I released my first F# projects in 2019. These ranged from a couple F#-only projects to combination C#-F# solutions. I learned a huge amount along the way, and 2020 is a good year for me to get even more comfortable with the language.

  • Serverless F#. This relates to Azure Functions up above.
  • Fable and the SAFE Stack. This is a part of programming where I’ve been pretty weak (that’s the downside of specializing in the data platform side of things), so it’d be nice to build up some rudimentary skills here.
  • Become comfortable with .NET Core. I’ve been a .NET Framework kind of guy for a while, and I’m just not quite used to Core. That changes this year.
  • Become comfortable with computational expressions and async in F#. I can use them, but I want to use them without having to think about it first.
  • Finish Domain Modeling Made Functional and Category Theory for Programmers. I’ve been working through these two books and plan to complete them.
  • Get more active in the community. I’ve created one simple pull request for FSharp.Data.SqlClient. I’d really like to add a few more in areas where it makes sense.

Data Science + Pipelines

I have two sets of goals in this category. The first is to become more comfortable with neural networks and boosted decision trees, and get back to where I was in grad school with regression.

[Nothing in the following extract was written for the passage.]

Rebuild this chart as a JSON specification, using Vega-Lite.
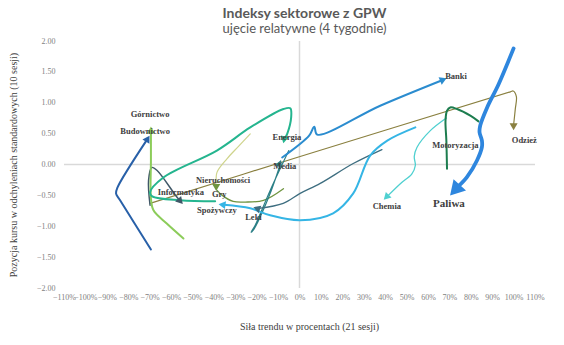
{
  "$schema": "https://vega.github.io/schema/vega-lite/v6.json",
  "width": 471,
  "height": 247,
  "autosize": "none",
  "padding": {"left": 64, "top": 41, "right": 29, "bottom": 57},
  "background": "white",
  "title": {
    "text": "Indeksy sektorowe z GPW",
    "subtitle": "ujęcie relatywne (4 tygodnie)",
    "font": "Lato", "fontSize": 14, "fontWeight": "bold", "color": "#595959",
    "subtitleFont": "Lato", "subtitleFontSize": 13, "subtitleColor": "#595959",
    "anchor": "middle", "offset": 1, "subtitlePadding": 2, "dx": 5
  },
  "config": {
    "view": {"stroke": null},
    "axis": {
      "grid": false, "domain": false, "ticks": false,
      "labelFont": "Liberation Serif", "labelFontSize": 8, "labelColor": "#7f7f7f",
      "titleFont": "Liberation Serif", "titleFontSize": 10, "titleColor": "#404040", "titleFontWeight": "normal"
    }
  },
  "datasets": {
    "zero": [
      {"x": 0, "y": -2, "y2": 2},
      {"x": -1.1, "x2": 1.1, "y": 0}
    ],
    "lines": [
      {"s": "Odzież", "o": 1, "x": -0.698, "y": -0.63},
      {"s": "Odzież", "o": 2, "x": 0.003, "y": 0.13},
      {"s": "Odzież", "o": 3, "x": 0.985, "y": 1.177},
      {"s": "Odzież", "o": 4, "x": 0.998, "y": 1.19},
      {"s": "Odzież", "o": 5, "x": 1.013, "y": 1.1},
      {"s": "Odzież", "o": 6, "x": 1.008, "y": 0.9},
      {"s": "Odzież", "o": 7, "x": 1.0, "y": 0.64},

      {"s": "Nieruchomości", "o": 1, "x": -0.23, "y": 0.495},
      {"s": "Nieruchomości", "o": 2, "x": -0.286, "y": 0.29},
      {"s": "Nieruchomości", "o": 3, "x": -0.339, "y": 0.092},
      {"s": "Nieruchomości", "o": 4, "x": -0.385, "y": -0.124},
      {"s": "Nieruchomości", "o": 5, "x": -0.389, "y": -0.29},

      {"s": "Gry", "o": 1, "x": -0.075, "y": -0.392},
      {"s": "Gry", "o": 2, "x": -0.168, "y": -0.581},
      {"s": "Gry", "o": 3, "x": -0.254, "y": -0.608},
      {"s": "Gry", "o": 4, "x": -0.31, "y": -0.597},
      {"s": "Gry", "o": 5, "x": -0.361, "y": -0.5},
      {"s": "Gry", "o": 6, "x": -0.385, "y": -0.419},

      {"s": "Chemia", "o": 1, "x": 0.686, "y": 0.753},
      {"s": "Chemia", "o": 2, "x": 0.611, "y": 0.548},
      {"s": "Chemia", "o": 3, "x": 0.549, "y": 0.279},
      {"s": "Chemia", "o": 4, "x": 0.536, "y": 0.129},
      {"s": "Chemia", "o": 5, "x": 0.541, "y": -0.016},
      {"s": "Chemia", "o": 6, "x": 0.525, "y": -0.15},
      {"s": "Chemia", "o": 7, "x": 0.471, "y": -0.311},
      {"s": "Chemia", "o": 8, "x": 0.41, "y": -0.516},

      {"s": "Media", "o": 1, "x": -0.05, "y": 0.226},
      {"s": "Media", "o": 2, "x": -0.137, "y": -0.419},
      {"s": "Media", "o": 3, "x": -0.207, "y": -0.984},
      {"s": "Media", "o": 4, "x": -0.226, "y": -1.097},
      {"s": "Media", "o": 5, "x": -0.216, "y": -1.065},
      {"s": "Media", "o": 6, "x": -0.146, "y": -0.548},
      {"s": "Media", "o": 7, "x": -0.09, "y": 0.0},

      {"s": "Leki", "o": 1, "x": 0.385, "y": 0.242},
      {"s": "Leki", "o": 2, "x": 0.251, "y": 0.016},
      {"s": "Leki", "o": 3, "x": 0.097, "y": -0.306},
      {"s": "Leki", "o": 4, "x": 0.003, "y": -0.468},
      {"s": "Leki", "o": 5, "x": -0.076, "y": -0.629},
      {"s": "Leki", "o": 6, "x": -0.19, "y": -0.71},

      {"s": "Informatyka", "o": 1, "x": -0.698, "y": -0.66},
      {"s": "Informatyka", "o": 2, "x": -0.705, "y": -0.258},
      {"s": "Informatyka", "o": 3, "x": -0.69, "y": -0.048},
      {"s": "Informatyka", "o": 4, "x": -0.665, "y": -0.097},
      {"s": "Informatyka", "o": 5, "x": -0.573, "y": -0.527},
      {"s": "Informatyka", "o": 6, "x": -0.556, "y": -0.59},

      {"s": "Górnictwo", "o": 1, "x": -0.542, "y": -1.198},
      {"s": "Górnictwo", "o": 2, "x": -0.62, "y": -0.956},
      {"s": "Górnictwo", "o": 3, "x": -0.682, "y": -0.742},
      {"s": "Górnictwo", "o": 4, "x": -0.694, "y": -0.548},
      {"s": "Górnictwo", "o": 5, "x": -0.694, "y": 0.065},
      {"s": "Górnictwo", "o": 6, "x": -0.694, "y": 0.56},

      {"s": "Budownictwo", "o": 1, "x": -0.694, "y": -1.376},
      {"s": "Budownictwo", "o": 2, "x": -0.838, "y": -0.58},
      {"s": "Budownictwo", "o": 3, "x": -0.857, "y": -0.468},
      {"s": "Budownictwo", "o": 4, "x": -0.85, "y": -0.371},
      {"s": "Budownictwo", "o": 5, "x": -0.709, "y": 0.419},

      {"s": "Spożywczy", "o": 1, "x": 0.541, "y": 0.602},
      {"s": "Spożywczy", "o": 2, "x": 0.41, "y": 0.387},
      {"s": "Spożywczy", "o": 3, "x": 0.33, "y": 0.145},
      {"s": "Spożywczy", "o": 4, "x": 0.251, "y": -0.468},
      {"s": "Spożywczy", "o": 5, "x": 0.157, "y": -0.79},
      {"s": "Spożywczy", "o": 6, "x": 0.003, "y": -0.903},
      {"s": "Spożywczy", "o": 7, "x": -0.137, "y": -0.823},
      {"s": "Spożywczy", "o": 8, "x": -0.23, "y": -0.71},
      {"s": "Spożywczy", "o": 9, "x": -0.352, "y": -0.653},

      {"s": "Energia", "o": 1, "x": -0.394, "y": -0.597},
      {"s": "Energia", "o": 2, "x": -0.557, "y": -0.58},
      {"s": "Energia", "o": 3, "x": -0.688, "y": -0.516},
      {"s": "Energia", "o": 4, "x": -0.698, "y": -0.452},
      {"s": "Energia", "o": 5, "x": -0.636, "y": -0.21},
      {"s": "Energia", "o": 6, "x": -0.386, "y": 0.226},
      {"s": "Energia", "o": 7, "x": -0.23, "y": 0.6},
      {"s": "Energia", "o": 8, "x": -0.075, "y": 0.898},
      {"s": "Energia", "o": 9, "x": -0.043, "y": 0.911},
      {"s": "Energia", "o": 10, "x": -0.039, "y": 0.763},
      {"s": "Energia", "o": 11, "x": -0.057, "y": 0.5},
      {"s": "Energia", "o": 12, "x": -0.07, "y": 0.41},

      {"s": "Banki", "o": 1, "x": -0.081, "y": 0.113},
      {"s": "Banki", "o": 2, "x": 0.045, "y": 0.468},
      {"s": "Banki", "o": 3, "x": 0.069, "y": 0.613},
      {"s": "Banki", "o": 4, "x": 0.083, "y": 0.484},
      {"s": "Banki", "o": 5, "x": 0.377, "y": 0.952},
      {"s": "Banki", "o": 6, "x": 0.672, "y": 1.373},

      {"s": "Motoryzacja", "o": 1, "x": 0.689, "y": -0.069},
      {"s": "Motoryzacja", "o": 2, "x": 0.686, "y": 0.387},
      {"s": "Motoryzacja", "o": 3, "x": 0.682, "y": 0.71},
      {"s": "Motoryzacja", "o": 4, "x": 0.689, "y": 0.871},
      {"s": "Motoryzacja", "o": 5, "x": 0.704, "y": 0.924},
      {"s": "Motoryzacja", "o": 6, "x": 0.736, "y": 0.898},
      {"s": "Motoryzacja", "o": 7, "x": 0.798, "y": 0.79},
      {"s": "Motoryzacja", "o": 8, "x": 0.836, "y": 0.698},

      {"s": "Paliwa", "o": 1, "x": 1.0, "y": 1.88},
      {"s": "Paliwa", "o": 2, "x": 0.93, "y": 1.3},
      {"s": "Paliwa", "o": 3, "x": 0.876, "y": 0.92},
      {"s": "Paliwa", "o": 4, "x": 0.844, "y": 0.63},
      {"s": "Paliwa", "o": 5, "x": 0.841, "y": 0.52},
      {"s": "Paliwa", "o": 6, "x": 0.852, "y": 0.39},
      {"s": "Paliwa", "o": 7, "x": 0.852, "y": 0.28},
      {"s": "Paliwa", "o": 8, "x": 0.829, "y": 0.065},
      {"s": "Paliwa", "o": 9, "x": 0.782, "y": -0.205},
      {"s": "Paliwa", "o": 10, "x": 0.74, "y": -0.36}
    ],
    "arrows": [
      {"s": "Odzież", "x": 1.0, "y": 0.613},
      {"s": "Gry", "x": -0.389, "y": -0.371},
      {"s": "Chemia", "x": 0.405, "y": -0.53},
      {"s": "Media", "x": -0.092, "y": 0.02},
      {"s": "Leki", "x": -0.2, "y": -0.71},
      {"s": "Informatyka", "x": -0.556, "y": -0.597},
      {"s": "Górnictwo", "x": -0.694, "y": 0.56},
      {"s": "Budownictwo", "x": -0.709, "y": 0.419},
      {"s": "Spożywczy", "x": -0.362, "y": -0.65},
      {"s": "Energia", "x": -0.072, "y": 0.4},
      {"s": "Banki", "x": 0.672, "y": 1.373},
      {"s": "Paliwa", "x": 0.726, "y": -0.416}
    ],
    "labels": [
      {"s": "Banki", "x": 0.731, "y": 1.435},
      {"s": "Odzież", "x": 1.05, "y": 0.403},
      {"s": "Motoryzacja", "x": 0.728, "y": 0.323},
      {"s": "Chemia", "x": 0.408, "y": -0.672},
      {"s": "Paliwa", "x": 0.698, "y": -0.645},
      {"s": "Energia", "x": -0.059, "y": 0.452},
      {"s": "Media", "x": -0.069, "y": -0.032},
      {"s": "Górnictwo", "x": -0.698, "y": 0.823},
      {"s": "Budownictwo", "x": -0.721, "y": 0.548},
      {"s": "Informatyka", "x": -0.554, "y": -0.447},
      {"s": "Nieruchomości", "x": -0.357, "y": -0.258},
      {"s": "Gry", "x": -0.375, "y": -0.484},
      {"s": "Spożywczy", "x": -0.386, "y": -0.731},
      {"s": "Leki", "x": -0.215, "y": -0.85}
    ]
  },
  "encoding": {
    "x": {
      "field": "x", "type": "quantitative",
      "scale": {"domain": [-1.1, 1.1], "nice": false, "zero": false},
      "axis": {
        "values": [-1.1, -1, -0.9, -0.8, -0.7, -0.6, -0.5, -0.4, -0.3, -0.2, -0.1, 0, 0.1, 0.2, 0.3, 0.4, 0.5, 0.6, 0.7, 0.8, 0.9, 1, 1.1],
        "format": ".0%", "labelPadding": 5, "titlePadding": 20, "labelFlush": false, "labelOverlap": false,
        "titleX": 245,
        "title": "Siła trendu w procentach (21 sesji)"
      }
    },
    "y": {
      "field": "y", "type": "quantitative",
      "scale": {"domain": [-2, 2], "nice": false, "zero": false},
      "axis": {
        "values": [-2, -1.5, -1, -0.5, 0, 0.5, 1, 1.5, 2],
        "format": ".2f", "labelPadding": 9, "titlePadding": 18, "labelFlush": false,
        "title": "Pozycja kursu w odchyleniach standardowych (10 sesji)"
      }
    }
  },
  "layer": [
    {
      "data": {"name": "zero"},
      "mark": {"type": "rule", "color": "#d9d9d9", "strokeWidth": 1.5},
      "encoding": {"x2": {"field": "x2"}, "y2": {"field": "y2"}}
    },
    {
      "data": {"name": "lines"},
      "mark": {"type": "line", "interpolate": "catmull-rom", "strokeCap": "round", "strokeJoin": "round"},
      "encoding": {
        "order": {"field": "o", "type": "quantitative"},
        "color": {
          "field": "s", "type": "nominal", "legend": null,
          "scale": {
            "domain": ["Odzież", "Nieruchomości", "Gry", "Chemia", "Media", "Leki", "Informatyka", "Górnictwo", "Budownictwo", "Spożywczy", "Energia", "Banki", "Motoryzacja", "Paliwa"],
            "range": ["#8a8040", "#cfd48c", "#6f9440", "#4fd0d0", "#2b7f86", "#3e6e80", "#405868", "#8ccc5a", "#2860a8", "#35b5e5", "#25b58f", "#2b8ccf", "#1d7d4f", "#2e86de"]
          }
        },
        "strokeWidth": {
          "field": "s", "type": "nominal", "legend": null,
          "scale": {
            "type": "ordinal",
            "domain": ["Odzież", "Nieruchomości", "Gry", "Chemia", "Media", "Leki", "Informatyka", "Górnictwo", "Budownictwo", "Spożywczy", "Energia", "Banki", "Motoryzacja", "Paliwa"],
            "range": [1.2, 1.2, 1.3, 1.3, 1.2, 1.3, 1.5, 2, 2, 2, 2, 2, 2, 3.8]
          }
        }
      }
    },
    {
      "data": {"name": "arrows"},
      "mark": {"type": "point", "shape": "triangle-up", "filled": true, "opacity": 1},
      "encoding": {
        "color": {"field": "s", "type": "nominal", "legend": null},
        "angle": {
          "field": "s", "type": "nominal", "legend": null,
          "scale": {
            "type": "ordinal",
            "domain": ["Odzież", "Gry", "Chemia", "Media", "Leki", "Informatyka", "Górnictwo", "Budownictwo", "Spożywczy", "Energia", "Banki", "Paliwa"],
            "range": [180, 180, 225, 20, 290, 138, 0, 31, 278, 192, 67, 222]
          }
        },
        "size": {"condition": {"test": "datum.s === 'Paliwa'", "value": 280}, "value": 65}
      }
    },
    {
      "data": {"name": "labels"},
      "mark": {"type": "text", "font": "Liberation Serif", "fontWeight": "bold", "color": "#404040", "align": "center", "baseline": "middle"},
      "encoding": {
        "text": {"field": "s"},
        "size": {"condition": {"test": "datum.s === 'Paliwa'", "value": 11}, "value": 8.5}
      }
    }
  ]
}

The other set of goals is all about data science pipelines. I think you’ll be hearing a lot more about this over the next couple of years, but the gist is using data science-oriented version control systems (like DVC), Docker containers governed by Kubernetes, and pipeline software like MLFlow to build repeatable solutions for data science problems. Basically, data science is going through the maturation phase that software development in general went through over the past decade.

Video Editing

This last set of goals pertains to video editing rather than a data platform or programming topic. I want to make 2020 the year of the Linux desktop video production, and that means sitting down and learning the software side of things. I’m including YouTube tutorials and videos as well as improving my use of OBS Studio for TriPASS’s Twitch channel. If I get good enough at it, I might do a bit more with Twitch, but we’ll see.


Looking back at the list, it’s a pretty ambitious goal. Still, these are the areas where I think it’s worth me spending those crucial off-work hours, and I’d expect to see three or four new presentations come out of all of this.